Seitdem hat sich das Stadtmuseum in der Beschußanstalt weiterentwickelt. Neben jährlichen Sonderausstellungen und zahlreichen Sonderveranstaltungen wurde die Dauerausstellung weiter ergänzt und 2023 endlich auch ein Ausstellungskatalog herausgegeben. Der Sammlungsbestand wird kontinuierlich erweitert und umfasst heute 30.000 inventarisierte und dokumentierte Objekte. In den vergangenen 20 Jahren konnten mehr als 1700 meist mehrteilige Schenkungen und Vermächtnisse von Bürgern unserer Stadt, aber auch von außerhalb, übernommen werden. Neben dem Stadtmuseum in der Beschußanstalt verfügt die Stadt Zella-Mehlis heute über zwei weitere museale Einrichtungen: das 1992 von der Stadt erworbene Technikmuseum Gesenkschmiede und das Heimatmuseum Benshausen, das seit 2019 die Museumslandschaft bereichert.

Das 20-jährige Bestehen ist mit einer Festwoche gefeiert worden. Schulen, Kindergärten und städtischen Freizeiteinrichtungen waren eingeladen, Beiträge für eine Sonderausstellung zu gestalten. Fast alle folgten der Einladung und nahmen das Jubiläum zum Anlass, dem Museum im Rahmen des Unterrichts einen Besuch abzustatten und Inspirationen zu sammeln. Bürgermeister Torsten Widder machte sich mit Fachbereichsleiterin Annika Ansorg bereits ein Bild davon.

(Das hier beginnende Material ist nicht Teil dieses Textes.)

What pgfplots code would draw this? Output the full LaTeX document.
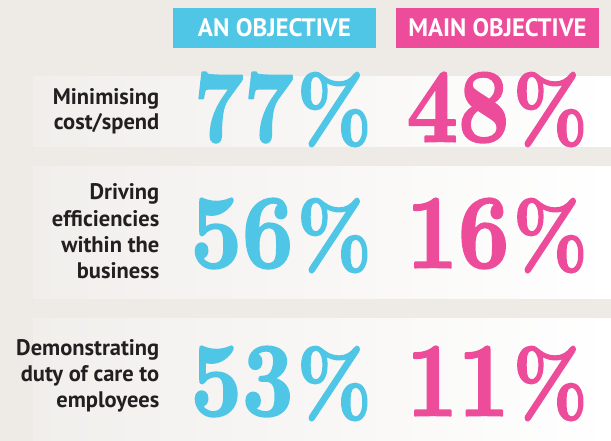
\documentclass[border=0pt]{standalone}
\usepackage{pgfplots}
\pgfplotsset{compat=1.18}
\usepackage{fontspec}
\newfontfamily\ptsans{PT Sans}
\definecolor{bgc}{HTML}{EEEBE7}
\definecolor{bandl}{HTML}{F1EFEC}
\definecolor{cyanc}{HTML}{4FC6E6}
\definecolor{pinkc}{HTML}{EC4C9A}
\definecolor{txtc}{HTML}{231F20}
\newcommand\strokeon{\special{pdf:literal direct 2 Tr 0.2 w 1 j}}
\newcommand\strokeoff{\special{pdf:literal direct 0 Tr}}
\newcommand\bignum[1]{\bfseries\scalebox{0.85}[1]{\resizebox{!}{69pt}{\strokeon #1\strokeoff}\hspace{4pt}\resizebox{!}{69pt}{\strokeon\%\strokeoff}}}
\newcommand\lab[3]{\node[anchor=base east, inner sep=0pt, text=txtc, font=\ptsans\bfseries\fontsize{22.5}{25}\selectfont] at (axis cs:#1,#2) {#3};}
\begin{document}
\begin{tikzpicture}
\begin{axis}[width=611pt, height=441pt, scale only axis,
  xmin=0, xmax=611, ymin=0, ymax=441, y dir=reverse,
  axis lines=none, clip=false]
% background and bands
\fill[bgc] (axis cs:0,0) rectangle (axis cs:611,441);
\shade[left color=bandl, right color=white] (axis cs:33,77) rectangle (axis cs:611,147);
\shade[left color=bandl, right color=white] (axis cs:33,167) rectangle (axis cs:611,298);
\shade[left color=bandl, right color=white] (axis cs:33,318) rectangle (axis cs:611,441);
% header boxes
\fill[cyanc] (axis cs:173,8) rectangle (axis cs:376,48);
\fill[pinkc] (axis cs:396,8) rectangle (axis cs:599,48);
\node[inner sep=0pt, text=white] at (axis cs:274.5,27.5) {\resizebox{153pt}{18pt}{\ptsans\bfseries AN OBJECTIVE}};
\node[inner sep=0pt, text=white] at (axis cs:497.5,27.5) {\resizebox{178pt}{18pt}{\ptsans\bfseries MAIN OBJECTIVE}};
% row labels
\lab{159.5}{105}{Minimising}
\lab{159.5}{130}{cost/spend}
\lab{159.5}{200}{Driving}
\lab{159.5}{226}{efficiencies}
\lab{159.5}{252}{within the}
\lab{159.5}{278}{business}
\lab{159.5}{355}{Demonstrating}
\lab{159.5}{381}{duty of care to}
\lab{159.5}{407}{employees}
% An objective
\addplot[only marks, mark=none, point meta=explicit symbolic,
  nodes near coords={\bignum{\pgfplotspointmeta}},
  nodes near coords style={anchor=base east, inner sep=0pt, text=cyanc}]
  table[meta=v] {
x y v
372 141.5 77
372 267.5 56
372 415.5 53
};
% Main objective
\addplot[only marks, mark=none, point meta=explicit symbolic,
  nodes near coords={\bignum{\pgfplotspointmeta}},
  nodes near coords style={anchor=base east, inner sep=0pt, text=pinkc}]
  table[meta=v] {
x y v
588 141.5 48
588 267.5 16
588 415.5 11
};
\end{axis}
\end{tikzpicture}
\end{document}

Die Ergebnisse sind nun in einer Sonderausstellung zu sehen - wir berichten noch! Außerdem hat die Zella-Mehliser Stadt- und Kreisbibliothek zum Jubiläum eine Abendveranstaltung im Stadtmuseum organisiert. Rund 40 interessierte Zuhörer kamen ins Museum. Der Filmregisseur, Drehbuchautor und Schriftsteller Rolf Sakulowski las aus seinem Roman "Jägerstein". Darin geht es um eine spannende Geschichte aus der Gegenwart, in die historische Hintergründe aus unserer Region verwoben sind. Es war ein schöner und spannender Abend mit einem wunderbaren Menschen!